C’est peut-être ce temps qui nous est donné maintenant avec ces journées synodales. Nous ressourcer ensemble et repartir avec un élan dans nos communautés locales. Pour l’heure, partons avec élan dans cette session synodal avec ce petit commentaire de Ze Bible pour ce petit passage de l’Ecriture sur lequel nous venons de nous arrêter :

« Abram est mal parti : à 75 ans, il vit chez son père, là où son frère est mort, avec sa demi-sœur stérile ! Mais Dieu a un projet pour lui. Il voit grand. Il parle de nation, de célébrité, de bénédiction universelle… Abram ne semble pas fait pour tout cela. Mais il a un atout : il répond à l’appel de Dieu. Et il part avec tout ce qu’il a et tout ce qui lui manque. Comme lui, aucun d’entre nous n’est vraiment à la hauteur de l’appel de Dieu… mais nous sommes en route ! », en route ensemble pour aller plus loin.

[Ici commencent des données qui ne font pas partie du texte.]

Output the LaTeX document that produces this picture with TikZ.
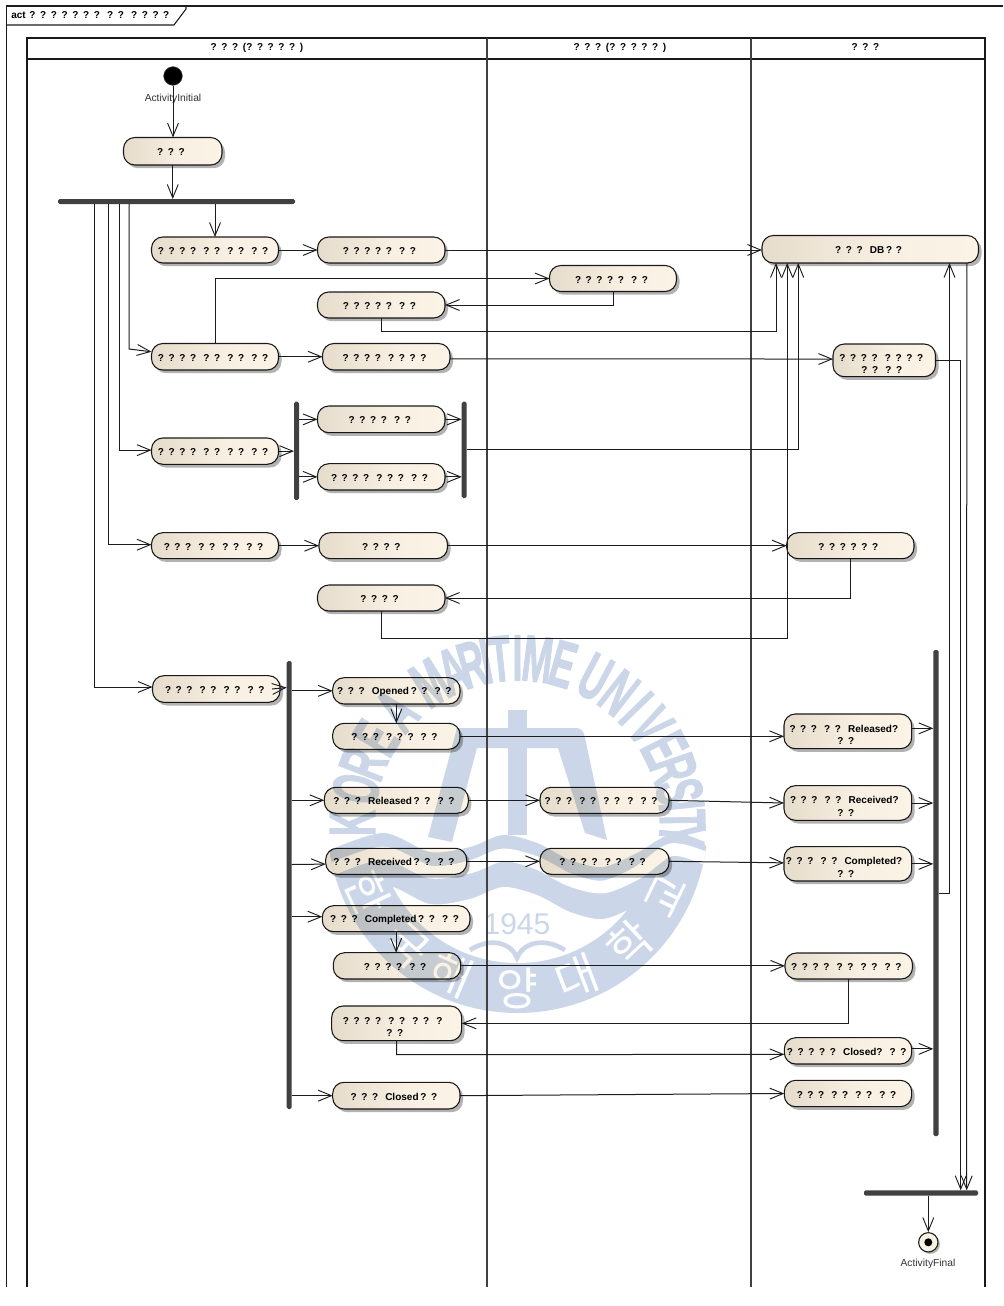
\documentclass[tikz,border=0pt]{standalone}
\usepackage{fontspec}
\setmainfont{Liberation Sans}
\newfontfamily\krfont{Noto Sans CJK KR}
\newfontfamily\wmfont[UprightFont=* Bold,FakeBold=2]{Liberation Sans}
\usetikzlibrary{arrows.meta,calc,shadows}
\definecolor{cA}{HTML}{E6DCCC}
\definecolor{cB}{HTML}{F8F0E2}
\definecolor{cC}{HTML}{FBF3E5}
\definecolor{wm}{HTML}{CBD7E9}
\definecolor{barc}{HTML}{404040}
\definecolor{linec}{HTML}{1C1C1C}
\pgfdeclarehorizontalshading{actshade}{100bp}{color(0bp)=(cA); color(25bp)=(cA); color(55bp)=(cB); color(75bp)=(cC); color(100bp)=(cC)}
\newcommand\gp{\hspace{.25em}}
\newcommand\setsp{\spaceskip=.37em\relax}
\newcommand\tx[2]{\makebox[0pt][c]{\setsp\hspace*{#1\dimexpr1.5pt\relax}#2}}
\tikzset{
  even odd clip/.code={\pgfseteorule},
  act/.style={draw=linec,line width=.8pt,rounded corners=8.5pt,shading=actshade,shading angle=0,inner sep=0pt,outer sep=0pt,align=center,blend mode=multiply,
    font=\bfseries\fontsize{7.5}{9.6}\selectfont},
  barnode/.style={fill=barc,rounded corners=1.2pt,inner sep=0pt,outer sep=0pt},
  lbl/.style={font=\fontsize{7.7}{9}\selectfont,text=black!80,inner sep=0pt},
  head/.style={font=\bfseries\fontsize{7.5}{9}\selectfont,inner sep=0pt},
  conn/.style={draw=linec,line width=.75pt},
  arr/.style={conn,-{Straight Barb[length=10pt,width=8.2pt,line width=.7pt]}},
  lane/.style={draw=black!90,line width=.85pt},
  wmletter/.style={font=\wmfont\fontsize{49}{49}\selectfont,text=wm,inner sep=0pt},
  wmkr/.style={font=\krfont\fontsize{34}{34}\selectfont,text=white,inner sep=0pt}
}
\newcommand\shad[4]{\begin{scope}[even odd clip]\clip (0,0) rectangle (1003,1306) [rounded corners=8.5pt] (#1,#2) rectangle (#3,#4);\fill[black,opacity=.3,rounded corners=8.5pt] ({#1+3},{#2+3.2}) rectangle ({#3+3},{#4+3.2});\end{scope}}
\newcommand\ab[7]{\shad{#2}{#3}{#4}{#5}\node[act,minimum width={(#4-#2)*.75pt},minimum height={(#5-#3)*.75pt}] (#1) at ({(#2+#4)/2},{(#3+#5)/2}) {\rule{0pt}{6.9pt}\tx{#6}{#7}};}
\newcommand\abb[9]{\shad{#2}{#3}{#4}{#5}\node[act,minimum width={(#4-#2)*.75pt},minimum height={(#5-#3)*.75pt}] (#1) at ({(#2+#4)/2},{(#3+#5)/2}) {\rule{0pt}{10.6pt}\tx{#6}{#7}\\\tx{#8}{#9}};}
\newcommand\bn[5]{\node[barnode,minimum width={(#4-#2)*.75pt},minimum height={(#5-#3)*.75pt}] (#1) at ({(#2+#4)/2},{(#3+#5)/2}) {};}
\begin{document}
\begin{tikzpicture}[x=.75pt,y=-.75pt]
\useasboundingbox (0,0) rectangle (1003,1306);
\fill[white] (0,0) rectangle (1003,1306);
% watermark
\foreach \ch/\a in {K/180,O/168,R/159,E/149,A/137,M/122,A/113,R/106,I/101,T/96,I/90,M/83,E/74,U/62,N/52,I/44,V/36,E/27,R/19,S/11,I/6,T/1,Y/-4}{
  \node[wmletter,rotate={\a-90}] (wl\a) at ({517.5+165*cos(\a)},{823-165*sin(\a)}) {\scalebox{.55}[1]{\ch}};
}
\fill[wm] (508,710) rectangle (527,835);
\fill[wm] (428,837) -- (457,728) -- (575,728) .. controls (582,728) and (584,732) .. (585,738) -- (607,840) -- (585,833) -- (558,748) -- (477,748) -- (452,842) -- cycle;
\begin{scope}
\clip (517.5,823) circle[radius=190];
\fill[wm] plot[smooth] coordinates {(325,852)(383,833)(430,852)(470,847)(503,835)(537,843)(570,860)(603,867)(637,853)(670,835)(705,845)(715,855)} -- (715,1020) -- (325,1020) -- cycle;
\draw[white,line width=9.5pt] plot[smooth] coordinates {(325,872)(383,853)(430,872)(470,867)(503,855)(537,863)(570,880)(603,887)(637,873)(670,850)(700,856)(715,865)};
\end{scope}
\begin{scope}
\clip (517.5,823) circle[radius=140];
\fill[white] plot[smooth] coordinates {(325,904)(383,885)(430,904)(470,899)(503,887)(537,895)(570,912)(603,919)(637,905)(670,879)(715,879)} -- (715,1020) -- (325,1020) -- cycle;
\end{scope}
\node[font=\fontsize{22.5}{24}\selectfont,text=wm,inner sep=0pt] (wy) at (517,924) {1945};
\draw[wm,line width=3.5pt] (470,950) .. controls (492,936) and (512,944) .. (517,958) .. controls (522,944) and (542,936) .. (565,950);
\foreach \ch/\a in {한/205,국/228,해/246.5,양/270,대/291,학/313,교/334}{
  \node[wmkr,rotate={\a-270}] (wk\a) at ({517.5+165*cos(\a)},{823-165*sin(\a)}) {\ch};
}
% frame
\draw[conn,line width=.8pt] (6.5,1287) -- (6.5,6) -- (1003,6);
\draw[conn,line width=.8pt] (6.5,25) -- (174,25) -- (186,9) -- (186,6);
\node[head,anchor=west] (title) at (11,15.5) {\setsp act ? ? ? ? ? ? ? \gp ? ? \gp ? ? ? ?};
% lanes
\draw[lane] (27,1287) -- (27,38) -- (985,38) -- (985,1287);
\draw[lane] (27,59) -- (985,59);
\draw[lane,line width=.95pt,draw=black!75] (487,38) -- (487,1287);
\draw[lane,line width=.95pt,draw=black!75] (751,38) -- (751,1287);
\node[head] (h1) at (257,47.5) {\setsp ? ? ? (? ? ? ? ? )};
\node[head] (h2) at (620,47.5) {\setsp ? ? ? (? ? ? ? ? )};
\node[head] (h3) at (865.5,47.5) {\setsp ? ? ?};
% initial
\node[circle,fill=black,draw=black!70,line width=.4pt,minimum size=14pt,inner sep=0pt] (start) at (173,76) {};
\node[lbl] (startl) at (173,98.5) {ActivityInitial};
% bars
\bn{fork}{58}{199}{295}{204}
\bn{lbar}{294}{401.7}{299}{500}
\bn{rbar}{461.7}{401.7}{466.7}{498}
\bn{barA}{286.7}{661}{291.7}{1109}
\bn{barR}{933.3}{650}{938.7}{1136}
\bn{fbar}{864}{1190.3}{978}{1195.7}
% actions
\ab{a1}{123.5}{137.5}{222}{165}{-1.75}{? ? ?}
\ab{b1}{151.5}{237}{278.5}{263}{-2}{? ? ? ? \gp ? ? \gp ? ? \gp ? ?}
\ab{c1}{317.5}{237}{445}{263}{-1.75}{? ? ? ? ? \gp ? ?}
\ab{db}{762}{235.5}{978.5}{263}{-1.7}{? ? ? \gp DB\,? ?}
\ab{d}{549.5}{265.5}{676.5}{291.5}{-1.5}{? ? ? ? ? \gp ? ?}
\ab{e}{317.5}{292}{445}{318}{-1.75}{? ? ? ? ? \gp ? ?}
\ab{b2}{151.5}{343.5}{278.5}{370}{-2}{? ? ? ? \gp ? ? \gp ? ? \gp ? ?}
\ab{f}{322.5}{343.5}{450}{370}{-1.75}{? ? ? ? \gp ? ? ? ?}
\abb{g}{833}{344}{935.5}{376.7}{-3}{? ? ? ? \gp ? ? ? ?}{-2.5}{? ? \gp ? ?}
\ab{h}{151.5}{438}{278.5}{464.3}{-2}{? ? ? ? \gp ? ? \gp ? ? \gp ? ?}
\ab{i}{317.5}{406}{445}{432.7}{-1.5}{? ? ? ? \gp ? ?}
\ab{j}{317.5}{463.7}{445}{490}{-1.75}{? ? ? ? \gp ? ? ? \gp ? ?}
\ab{k}{151.5}{532.7}{278.5}{558.7}{-1.5}{? ? ? \gp ? ? \gp ? ? \gp ? ?}
\ab{l}{319}{532.7}{447.5}{558.7}{-2}{? ? ? ?}
\ab{m}{786.7}{532.7}{914}{558.7}{-2}{? ? ? ? ? ?}
\ab{n}{317.5}{585}{445}{611}{-1.75}{? ? ? ?}
\ab{p}{152.5}{675.7}{280}{702.3}{-1.5}{? ? ? \gp ? ? \gp ? ? \gp ? ?}
\ab{q}{332.7}{677.7}{460}{704}{-2}{? ? ? \gp Opened\,? ? \gp ? ?}
\ab{r}{332.7}{723.3}{460}{749.3}{-1.9}{? ? ? \gp ? ? ? \gp ? ?}
\abb{nS}{784}{714}{911.7}{748.7}{-4}{? ? ? \gp ? ? \gp Released?}{-2}{? ?}
\ab{t}{324.3}{787.3}{468.3}{813.3}{-2.3}{? ? ? \gp Released\,? ? \gp ? ?}
\ab{u}{540}{787.3}{669}{813.3}{-3.4}{? ? ? \gp ? ? \gp ? ? \gp ? \gp ? ?}
\abb{nV}{784}{785.7}{911.7}{820.3}{-3.5}{? ? ? \gp ? ? \gp Received?}{-2}{? ?}
\ab{w}{325.7}{848.3}{466.7}{874.3}{-2.2}{? ? ? \gp Received\,? ? \gp ? ?}
\ab{nX}{540}{848.3}{669}{874.3}{-2}{? ? ? ? \gp ? ? \gp ? ?}
\abb{nY}{784}{846.7}{911.7}{881}{-3.8}{? ? ? \gp ? ? \gp Completed?}{-2}{? ?}
\ab{z}{322.3}{905.7}{470}{931.7}{-1.6}{? ? ? \gp Completed\,? ? \gp ? ?}
\ab{aa}{333.3}{952.7}{460.7}{979}{-2}{? ? ? ? \gp ? ?}
\ab{nAb}{785}{953}{912.5}{979}{-2.5}{? ? ? ? \gp ? ? \gp ? ? \gp ? ?}
\abb{ac}{331.7}{1006}{461.7}{1040.7}{-4}{? ? ? ? \gp ? ? \gp ? ? \gp ?}{-2}{? ?}
\ab{ad}{784.3}{1037.7}{911.7}{1064}{-1.3}{? ? ? ? ? \gp Closed? \gp ? ?}
\ab{ae}{332.7}{1082.3}{460}{1109}{-2.5}{? ? ? \gp Closed\,? ?}
\ab{af}{784.3}{1080.3}{911.7}{1106.7}{-1.5}{? ? ? \gp ? ? \gp ? ? \gp ? ?}
% final
\node[circle,draw=linec,line width=.8pt,fill=cB,minimum size=14.5pt,inner sep=0pt,drop shadow={shadow xshift=1.5pt,shadow yshift=-1.5pt,fill=black,opacity=.3}] (fin) at (928.3,1242.3) {};
\fill[black] (fin.center) circle[radius=3pt];
\node[lbl] (finl) at (928,1263.5) {ActivityFinal};
% connectors
\draw[arr] (start.south) -- (start.south |- a1.north);
\draw[arr] (a1.south) -- (a1.south |- fork.north);
\draw[arr] (b1.north |- fork.south) -- (b1.north);
\draw[arr] ($(fork.south)+(-47.5,0)$) -- ++(0,145) -- ($(b2.west)+(0,-5)$);
\draw[arr] ($(fork.south)+(-57,0)$) |- ($(h.west)+(0,-1)$);
\draw[arr] ($(fork.south)+(-68.5,0)$) |- ($(k.west)+(0,-1)$);
\draw[arr] ($(fork.south)+(-82,0)$) |- ($(p.west)+(0,-2)$);
\draw[arr] (b1.east) -- (b1.east -| c1.west);
\draw[arr] (c1.east) -- (c1.east -| db.west);
\draw[arr] (b2.north) |- (d.west);
\draw[arr] (d.south) |- (e.east);
\draw[arr] (e.south) -- ++(0,13.5) -| ($(db.south)+(-94.25,0)$);
\draw[arr] (b2.east) -- (b2.east -| f.west);
\draw[arr] ($(f.east)+(0,2)$) -- ($(g.west)+(0,-1.3)$);
\draw[arr] (g.east) -| ($(fbar.north)+(39.7,0)$);
\draw[arr] ($(db.south)+(96.5,0)$) -- ($(fbar.north)+(45.7,0)$);
\draw[arr] (h.east) -- (h.east -| lbar.west);
\draw[arr] (i.west -| lbar.east) -- (i.west);
\draw[arr] (j.west -| lbar.east) -- (j.west);
\draw[arr] (i.east) -- (i.east -| rbar.west);
\draw[arr] (j.east) -- (j.east -| rbar.west);
\draw[arr] (rbar.east) -| ($(db.south)+(-72,0)$);
\draw[arr] (k.east) -- (k.east -| l.west);
\draw[arr] (l.east) -- (l.east -| m.west);
\draw[arr] (m.south) |- (n.east);
\draw[arr] (n.south) -- ++(0,27.7) -| ($(db.south)+(-83,0)$);
\draw[arr] ($(p.east)+(-8,0)$) -- ($(p.east -| barA.west)+(0,-1.5)$);
\draw[arr] (q.west -| barA.east) -- (q.west);
\draw[arr] (q.south) -- (r.north);
\draw[arr] (r.east) -- (r.east -| nS.west);
\draw[arr] ($(nS.east)+(0,-3)$) -- ($(nS.east -| barR.west)+(0,-3)$);
\draw[arr] (t.west -| barA.east) -- (t.west);
\draw[arr] (t.east) -- (u.west);
\draw[arr] (u.east) -- (nV.west);
\draw[arr] (nV.east) -- (nV.east -| barR.west);
\draw[arr] ($(w.west -| barA.east)+(0,3.2)$) -- ($(w.west)+(0,2.8)$);
\draw[arr] (w.east) -- (w.east -| nX.west);
\draw[arr] (nX.east) -- ($(nY.west)+(0,-1)$);
\draw[arr] (nY.east) -- (nY.east -| barR.west);
\draw[arr] ($(z.west -| barA.east)+(0,-2)$) -- ($(z.west)+(0,-2)$);
\draw[arr] (z.south) -- (z.south |- aa.north);
\draw[arr] (aa.east) -- (aa.east -| nAb.west);
\draw[arr] (nAb.south) |- (ac.east);
\draw[arr] (ac.south) -- ++(0,14) -- ($(ad.west)+(0,3.5)$);
\draw[arr] ($(ad.east)+(0,-2)$) -- ($(ad.east -| barR.west)+(0,-2)$);
\draw[arr] (ae.west -| barA.east) -- (ae.west);
\draw[arr] (ae.east) -- (af.west);
\draw[arr] (barR.east) -| ($(db.south)+(79.25,0)$);
\draw[arr] (fin.north |- fbar.south) -- (fin.north);
\end{tikzpicture}
\end{document}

Illustration sonore : Ailleurs de Jean Louis Aubert, extrait de l’album Idéal Standard, 2005

Plus loin, un peu plus loin
Au-delà des mers
Un peu plus loin
Mon coeur

Plus loin, un peu plus loin
Au-delà des terres
Un peu plus loin
Ailleurs

Puisqu’on a pris le temps
On tiendra la distance
Puisqu’il y a des trains
Toujours en partance
Ce monde derrière le monde
Peut-être existe-t-il
Immobile

Il y a un monde ailleurs
Un monde ailleurs

Plus près, un peu plus près
Mon frère
Plus près, un peu plus près
Des barrières, des frontières
Puisqu’on a pris le temps
On tiendra la distance
Puisqu’il y a des trains
Cachés derrières nos trains
Ce monde derrière le monde
Peut-être existe-t-il
Immobile

Il y a un monde ailleurs
Ailleurs
Un monde ailleurs
Ailleurs

Le voyage paraît-il
Peut se faire immobile
Je connais des diagonales
Qui transpercent les cœurs

Puisqu’on a pris le temps
On tiendra la distance
Puisqu’il y a des trains
On prendra notre chance
Ce monde derrière le monde
Peut-être existe-t-il
Immobile
C’est sûr

Il y a un monde ailleurs
Ailleurs
Un monde ailleurs

Un monde ailleurs
Demain
Rien n’importe moins que demain
Mon frère
Un monde ailleurs

 

Cette illustration sonore, non pour dire qu’il y a un autre monde meilleur qui existe ailleurs mais qu’il y a toujours un monde ailleurs que là où nous nous trouvons et qu’il est intéressant de nous ouvrir à cet ailleurs ensemble comme d’ailleurs votre région le vit et le fait dans ces échanges tripartites. En synode, nous ne sommes pas invités à nous couper du monde pour changer de monde mais pour finalement changer le monde ensemble, lui donner toujours plus le goût du Royaume. C’est pourquoi je vous invite à conclure ce temps de culte par la traditionnelle mais non moins importante prière d’ouverture d’un synode.

[1] Thomas Römer, Le peuple élu et les autres, l’Ancien Testament entre exclusion et ouverture. Editions du Moulin, 1997, p.74.

[2] Didier Crouzet, Travailler, faire son marché, lire la Bible, Convictions et Société, Olivétan, 2006, p.62.

[3]Thierry FAYE, Notes bibliques et prédication pour le dimanche 24.02.2002. Bible et Liturgie.